- League: National League
- Division: West
- Ballpark: The Astrodome
- City: Houston, Texas
- Record: 86–76 (.531)
- Divisional place: 3rd
- Owners: John McMullen
- General managers: Bill Wood
- Managers: Art Howe
- Television: KTXH HSE
- Radio: KTRH (Bill Brown, Milo Hamilton, Larry Dierker, Bruce Gietzen, Bill Worrell, Enos Cabell) KXYZ (Orlando Sánchez-Diago, Rolando Becerra)

= 1989 Houston Astros season =

The 1989 Houston Astros season was the 28th season for the Major League Baseball (MLB) franchise located in Houston, Texas, their 25th as the Astros, 28th in the National League (NL), 21st in the NL West division, and 25th at The Astrodome. The Astros entered the season having completed an 82–80 record, in fifth place and 12 1/2 games behind the division-champion and World Series-winning Los Angeles Dodgers.

On April 4, pitcher Mike Scott made his third consecutive Opening Day start for Houston, who hosted the Atlanta Braves and won, 10–3. The season was best remembered for the Astros winning 16 of 17 games in late May through mid June. During the amateur draft, the Astros selected pitcher Jeff Juden at 12th overall and Todd Jones (27th) in the first round, outfielder Brian Hunter in the second round, and pitcher Shane Reynolds in the third round.

Scott and first baseman Glenn Davis were selected to the MLB All-Star Game and played for the National League, the second career selection for both.

The Astros concluded the season with an 86–76 record, in third place and six games behind the division champion and NL pennant-winning San Francisco Giants. Scott led the NL in wins (20), while, following the season, catcher Craig Biggio received his first career Silver Slugger Award.

==Offseason==
Former infielder Phil Garner was named to the Astros' coaching staff in 1989.
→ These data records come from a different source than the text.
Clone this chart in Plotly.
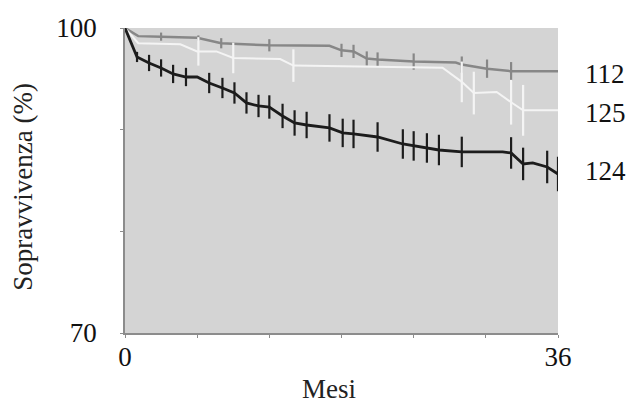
import numpy as np
import plotly.graph_objects as go

# ---- data (months, survival %) ----
g112_t = [0, 1.1, 3.0, 6.0, 8.0, 12.0, 17.0, 18.0, 19.0, 20.1, 21.0, 24.0, 27.5, 28.0, 30.1, 32.1, 36.0]
g112_s = [100, 99.2, 99.15, 99.05, 98.5, 98.3, 98.25, 97.8, 97.7, 97.0, 96.9, 96.7, 96.6, 96.4, 96.0, 95.75, 95.75]
g112_bar_t = [3.0, 6.1, 8.0, 12.0, 18.0, 19.0, 20.1, 21.0, 24.0, 28.0, 30.1, 32.1]
g112_bar_e = [0.4, 0.25, 0.5, 0.6, 0.65, 0.65, 0.7, 0.7, 0.8, 0.8, 0.9, 0.9]

g125_t = [0, 1.1, 4.6, 6.0, 7.6, 9.0, 12.9, 14.0, 26.4, 28.0, 29.0, 30.9, 32.1, 33.1, 36.0]
g125_s = [100, 98.5, 98.4, 97.7, 97.7, 97.05, 96.95, 96.3, 96.1, 94.7, 93.6, 93.7, 92.7, 91.9, 91.9]
g125_bar_t = [6.1, 9.0, 14.0, 28.0, 29.0, 32.1, 33.1]
g125_bar_e = [1.4, 1.5, 1.6, 2.0, 2.1, 2.2, 2.5]

g124_t = [0, 1.0, 2.0, 3.0, 4.0, 5.07, 6.0, 7.0, 8.1, 9.1, 10.1, 11.1, 12.0, 13.1, 14.1, 15.1, 17.0,
          18.1, 19.0, 21.0, 23.1, 24.0, 25.1, 26.1, 28.0, 31.4, 32.1, 33.1, 33.9, 35.1, 36.0]
g124_s = [100, 97.15, 96.56, 96.07, 95.48, 95.18, 95.18, 94.59, 94.10, 93.61, 92.63, 92.33, 92.23, 91.35,
          90.66, 90.46, 90.17, 89.68, 89.58, 89.28, 88.59, 88.40, 88.20, 88.00, 87.81, 87.81, 87.71, 86.63,
          86.73, 86.33, 85.64]
g124_bar_t = [1.0, 2.0, 3.0, 4.0, 5.07, 7.0, 8.1, 9.1, 10.1, 11.1, 12.0, 13.1, 14.1, 15.1, 17.0, 18.1, 19.0,
              21.0, 23.1, 24.0, 25.1, 26.1, 28.0, 32.1, 33.1, 35.1, 36.0]
g124_bar_e = [0.5, 0.8, 0.85, 0.9, 0.9, 1.0, 1.0, 1.05, 1.05, 1.1, 1.15, 1.2, 1.25, 1.3, 1.35, 1.4, 1.4,
              1.45, 1.45, 1.45, 1.45, 1.5, 1.5, 1.55, 1.6, 1.6, 1.7]

labels = ["112", "125", "124"]
label_y = [95.5, 91.6, 85.9]

x_ticks = [0, 6, 12, 18, 24, 30, 36]
x_ticktext = ["0", "", "", "", "", "", "36"]
y_ticks = [70, 80, 90, 100]
y_ticktext = ["70", "", "", "100"]

FONT = "Liberation Serif"
FS = 27

series = [
    (g112_t, g112_s, g112_bar_t, g112_bar_e, "#878787", 2.5),
    (g125_t, g125_s, g125_bar_t, g125_bar_e, "#f4f4f4", 2.0),
    (g124_t, g124_s, g124_bar_t, g124_bar_e, "#1c1c1c", 2.8),
]

fig = go.Figure()
for t, s, bt, be, col, lw in series:
    fig.add_trace(go.Scatter(x=t, y=s, mode="lines", line=dict(color=col, width=lw),
                             hoverinfo="skip", showlegend=False))
    by = np.interp(bt, t, s)
    fig.add_trace(go.Scatter(x=bt, y=by, mode="markers", marker=dict(size=1, opacity=0),
                             error_y=dict(type="data", array=be, symmetric=True, color=col,
                                          thickness=2.2, width=0),
                             hoverinfo="skip", showlegend=False, cliponaxis=False))

for lab, ly in zip(labels, label_y):
    fig.add_annotation(text=lab, x=1.058, xref="paper", y=ly, yref="y", xanchor="left",
                       yanchor="middle", showarrow=False, font=dict(family=FONT, size=FS, color="#111"))

fig.add_annotation(text="Sopravvivenza (%)", x=-0.236, xref="paper", y=0.479, yref="paper",
                   textangle=-90, showarrow=False, xanchor="center", yanchor="middle",
                   font=dict(family=FONT, size=FS, color="#222"))
fig.add_annotation(text="Mesi", x=0.47, xref="paper", y=-0.185, yref="paper",
                   showarrow=False, xanchor="center", yanchor="middle",
                   font=dict(family=FONT, size=FS, color="#222"))

fig.update_layout(
    width=629, height=396,
    margin=dict(l=117, r=79, t=20, b=71, autoexpand=False),
    paper_bgcolor="white", plot_bgcolor="#d4d4d4",
    font=dict(family=FONT, size=FS, color="#111"),
    xaxis=dict(range=[0, 36], tickvals=x_ticks, ticktext=x_ticktext, showgrid=False, zeroline=False,
               showline=True, linecolor="#8c8c8c", linewidth=1.5, ticks="outside", ticklen=3,
               tickcolor="#8c8c8c", ticklabelstandoff=-4, automargin=False),
    yaxis=dict(range=[70, 100], tickvals=y_ticks, ticktext=y_ticktext, showgrid=False, zeroline=False,
               showline=True, linecolor="#8c8c8c", linewidth=1.5, ticks="outside", ticklen=3,
               tickcolor="#8c8c8c", ticklabelstandoff=18, automargin=False),
)

fig.write_html("out.html")
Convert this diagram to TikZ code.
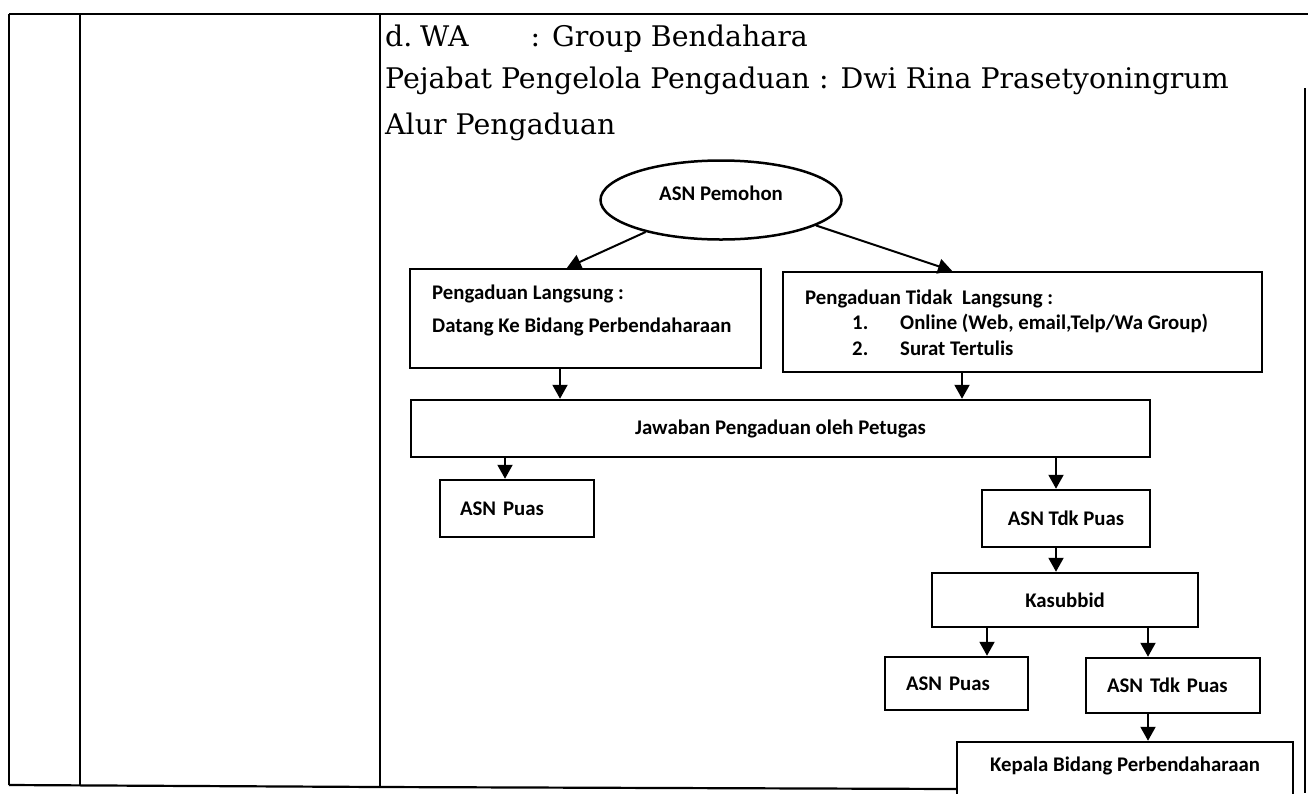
\documentclass[tikz,border=0pt]{standalone}
\usepackage{fontspec}
\setmainfont{DejaVu Serif}
\newfontfamily\carl{Carlito}
\usetikzlibrary{arrows.meta,shapes.geometric,calc}
\tikzset{
  box/.style={draw, line width=2.5pt, inner sep=0pt, font=\carl\bfseries\fontsize{20.8}{24}\selectfont},
  lbl/.style={inner sep=0pt, font=\carl\bfseries\fontsize{20.8}{24}\selectfont},
  serif/.style={inner sep=0pt, anchor=base west, font=\fontsize{28.4}{33}\selectfont},
  arr/.style={line width=2pt, -{Triangle[width=15pt,length=14pt]}},
  tline/.style={line width=2.2pt}
}
\begin{document}
\begin{tikzpicture}[x=1pt,y=-1pt]
\useasboundingbox (0,0) rectangle (1308,793);
\clip (0,0) rectangle (1308,793);
% table frame
\draw[tline] (9,14) -- (1308,14);
\draw[tline] (9,14) -- (9,785);
\draw[tline] (80,14) -- (80,785);
\draw[tline] (380,14) -- (380,787);
\draw[tline] (9,785) -- (380,787) -- (957,789);
\draw[tline] (1305,88) -- (1305,793);
% header texts
\node[serif] (t1a) at (385,46) {d.};
\node[serif] (t1b) at (420,46) {WA};
\node[serif, anchor=base east] (t1c) at (808,46) {: Group Bendahara};
\node[serif] (t2) at (385,88) {Pejabat Pengelola Pengaduan : Dwi Rina Prasetyoningrum};
\node[serif] (t3) at (385,134) {Alur Pengaduan};
% flowchart
\node[box, ellipse, minimum width=241, minimum height=79, text height=11pt, text depth=10pt] (ell) at (721,200) {ASN Pemohon};
\node[box, minimum width=351, minimum height=99] (lb) at (585.5,318.5) {};
\node[lbl, anchor=base west] (lb1) at (432,299) {Pengaduan Langsung :};
\node[lbl, anchor=base west] (lb2) at (432,332) {Datang Ke Bidang Perbendaharaan};
\node[box, minimum width=479, minimum height=100] (rb) at (1022.5,322) {};
\node[lbl, anchor=base west] (rb1) at (805,304) {Pengaduan Tidak\ \ Langsung :};
\node[lbl, anchor=base west] (rb2) at (852,329) {\makebox[48pt][l]{1.}Online (Web, email,Telp/Wa Group)};
\node[lbl, anchor=base west] (rb3) at (852,355) {\makebox[48pt][l]{2.}Surat Tertulis};
\node[box, minimum width=739, minimum height=57] (jaw) at (780.5,428.5) {Jawaban Pengaduan oleh Petugas};
\node[box, minimum height=57, inner xsep=20pt, text width=114pt, align=left] (p1) at (517,508.5) {ASN Puas};
\node[box, minimum width=168, minimum height=57] (t1) at (1066,518.5) {ASN Tdk Puas};
\node[box, minimum width=266, minimum height=54] (kas) at (1065,600) {Kasubbid};
\node[box, minimum height=53, inner xsep=21pt, text width=101pt, align=left] (p2) at (956.5,683.5) {ASN Puas};
\node[box, minimum height=55, inner xsep=21pt, text width=132pt, align=left] (t2b) at (1173,685.5) {ASN Tdk Puas};
\node[box, minimum width=336, minimum height=58, text height=11pt, text depth=11pt] (kep) at (1125,771) {Kepala Bidang Perbendaharaan};
% arrow x positions
\coordinate (axl) at (567,0);
\coordinate (axr) at (952,0);
\coordinate (ax1) at (560,0);
\coordinate (ax2) at (962,0);
\coordinate (ax3) at (505,0);
\coordinate (ax4) at (1056,0);
\coordinate (ax5) at (987,0);
\coordinate (ax6) at (1148,0);
% connectors
\draw[arr] (ell.203) -- (lb.north -| axl);
\draw[arr] (ell.-15) -- (rb.north -| axr);
\draw[arr] (lb.south -| ax1) -- (jaw.north -| ax1);
\draw[arr] (rb.south -| ax2) -- (jaw.north -| ax2);
\draw[arr] (jaw.south -| ax3) -- (p1.north -| ax3);
\draw[arr] (jaw.south -| ax4) -- (t1.north -| ax4);
\draw[arr] (t1.south -| ax4) -- (kas.north -| ax4);
\draw[arr] (kas.south -| ax5) -- (p2.north -| ax5);
\draw[arr] (kas.south -| ax6) -- (t2b.north -| ax6);
\draw[arr] (t2b.south -| ax6) -- (kep.north -| ax6);
\end{tikzpicture}
\end{document}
- November 22, 1988: Hired former first baseman/outfielder Bob Watson as assistant general manager. Watson, who had most recently served as hitting coach for the Oakland Athletics, played for Houston from 1966 to 1979.
- December 4, 1988: The Astros traded a player to be named later to the Minnesota Twins for Mark Portugal. The Astros completed the deal by sending Todd McClure (minors) to the Twins on December 7.
- December 21, 1988: Bob Forsch was signed as a free agent by the Astros.
- January 10, 1989: John Fishel, Mike Hook (minors), and Pedro DeLeon (minors) were traded by the Astros to the New York Yankees for Rick Rhoden.
- January 30, 1989: Dan Schatzeder was signed as a free agent by the Astros.
- February 16, 1989: Roger Mason was signed as a free agent with the Houston Astros.
- March 31, 1989: Dave Johnson and Victor Hithe (minors) were traded by the Astros to the Baltimore Orioles for Carl Nichols.
- April 3, 1989: Signed right-hander Mike Scott to a two-year extension—including incentives—worth up to $4.75 million.

== Regular season ==
=== Summary ===
==== April—May ====

Opening Day starting lineup
| Uniform | Player | Position |
| 2 | Gerald Young | Center fielder |
| 16 | Rafael Ramírez | Shortstop |
| 28 | Billy Hatcher | Left fielder |
| 27 | Glenn Davis | First baseman |
| 17 | Kevin Bass | Right fielder |
| 19 | Bill Doran | Second baseman |
| 11 | Ken Caminiti | Third baseman |
| 4 | Craig Biggio | Catcher |
| 33 | Mike Scott | Pitcher |
Venue: Astrodome • Final: Houston 10, Atlanta 3 Sources:

For the third consecutive season, right-hander Mike Scott, the 1986 NL Cy Young Award winner, handled the Opening Day start for Houston, while Art Howe made his managerial debut. The Astros hosted the Atlanta Braves to commence the 25th season of baseball at the Astrodome. The Braves, meanwhile, countered with Zane Smith, to make his first Opening Day start. During the first three frames, Scott allowed no runs while inducing four whiffs, all swinging. In the bottom of the second inning Glenn Davis struck the Astros' first home run of the season, 425 ft deep to left-center field. Next, Kevin Bass and Ken Caminiti each singled, then Scott singled in both in for a 3–0 lead. Misplayed chances on the part of the Braves during the third inning keyed three more runs as the Astros built a 6–0 lead. The Braves scored twice in the fourth, and during the fifth, Scott struck out the side, but not before the Tommy Gregg homered to cut the Astros' lead to 6–3. Larry Andersen relieved Scott and tossed a scoreless top of the eighth inning to earn the hold, while the Astros bats struck for four more run in the bottom of the eighth to raise the lead to 10–3. Dave Smith pitched a scoreless ninth, appearing in his third consecutive Opening Day.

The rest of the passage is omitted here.